Arthur L. Jacobson Jr. fits beautifully into this picture. In a tailored gray suit and cobalt blue shirt, the 1985 Marshall graduate strides with zen-like tranquility into the inner sanctum, a nest of computer terminals rising like futuristic mushrooms out of the ground. Passing a sea of traders who swim past him like salmon in multi-colored vests, he winds his way to the home port, the Benjamin Jacobson & Sons LLC trading post on the main floor. Established by his great-grandfather in 1930, Jacobson operates as a specialist firm on the NYSE. In simplest terms, they are auctioneers, bringing together buyers and sellers for about 90 companies on the exchange.

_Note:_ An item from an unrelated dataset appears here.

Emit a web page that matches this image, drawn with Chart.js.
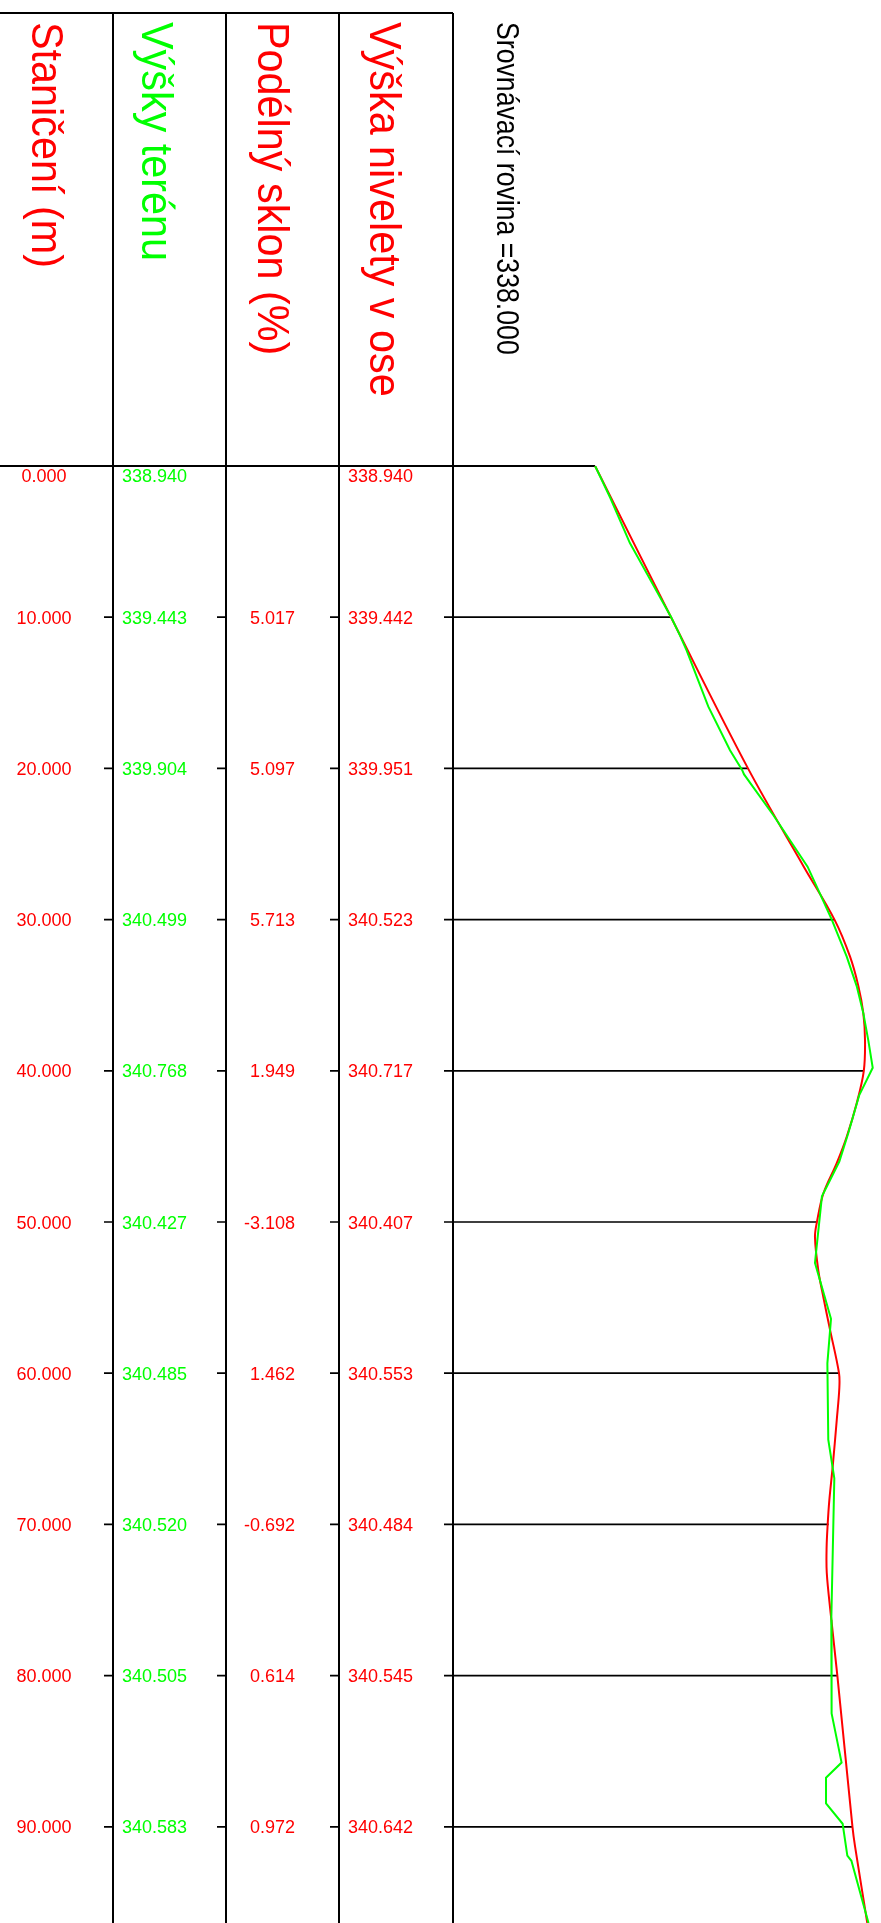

"It's my job to generate more business," the 35-year-old Jacobson explains. "We act as an agent and as principal, or dealer. The principal role comes in the absence of public buyers and sellers. We step up and buy and sell shares to keep stocks trading in an active role. Not to keep stocks from going up or down, but to add liquidity to the market. Our other major role is to act as an agent and execute orders for any member firm such as Goldman Sachs or Merrill Lynch."

Global investors know the Jacobson name. They represent famous companies with worldwide name recognition like United Technologies, Anheuser Busch, Allstate Insurance, Callaway Golf, the Kellogg cereal company, United Airlines, the Reader's Digest Association and the Planet Hollywood restaurant chain. (A picture of Planet Hollywood shareholder and actress Demi Moore sitting next to Jacobson and his uncle, another partner in the firm, hangs from the Jacobson trading station.)